Officers who violate someone's constitutional rights are often shielded from civil rights lawsuits by qualified immunity. That’s wrong—and needs to change. When an officer abuses the law, that’s bad for law enforcement, victims, and communities.

Our criminal system places enormous power in the hands of the state, and we need better checks in place to ensure that it's just: by investing in our public defenders, reining in prosecutorial abuses, and allowing those wrongfully imprisoned to challenge their conviction.

The president can grant clemency and pardons herself. I'll empower a clemency board to make recommendations directly to the White House, identifying broad classes of potentially-deserving individuals for review, such as those serving mandatory minimums that should be abolished.

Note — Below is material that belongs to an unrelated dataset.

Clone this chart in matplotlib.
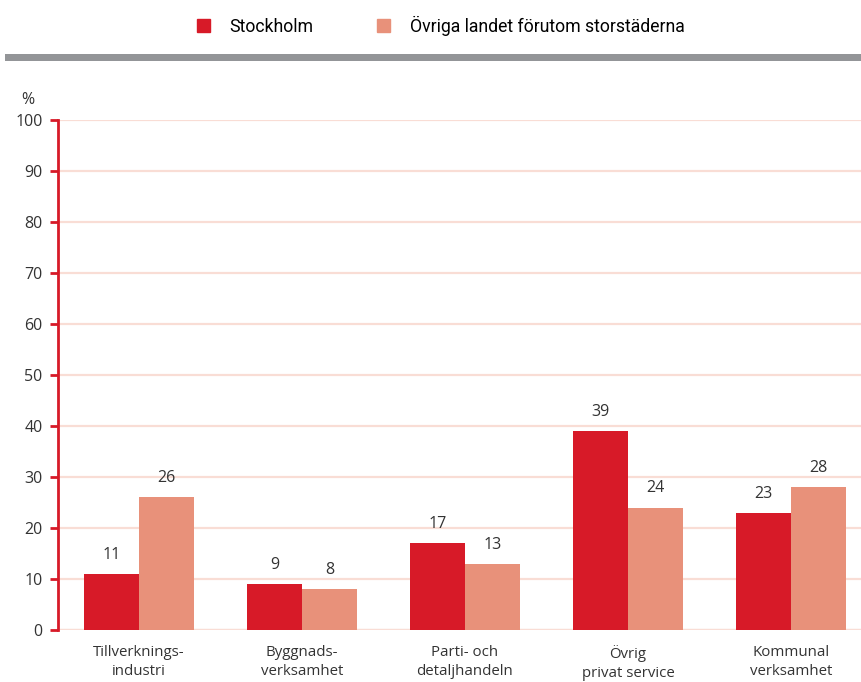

As we fight to end mass incarceration, we need to ensure humane conditions for those who are imprisoned. That means meeting basic human rights standards, protecting vulnerable populations, investing in rehabilitation programs, and expanding mental health and addiction treatment.

The majority of people in prison will be returned to their communities. We should ensure that returning citizens have a chance to succeed, by reducing discrimination and promoting opportunity during reentry and eliminating needlessly punitive parole requirements.

Our system is the result of choices we’ve made—choices that together stack the deck against the poor and the disadvantaged. We can create real law and order and real justice in our country by making long overdue big, structural change.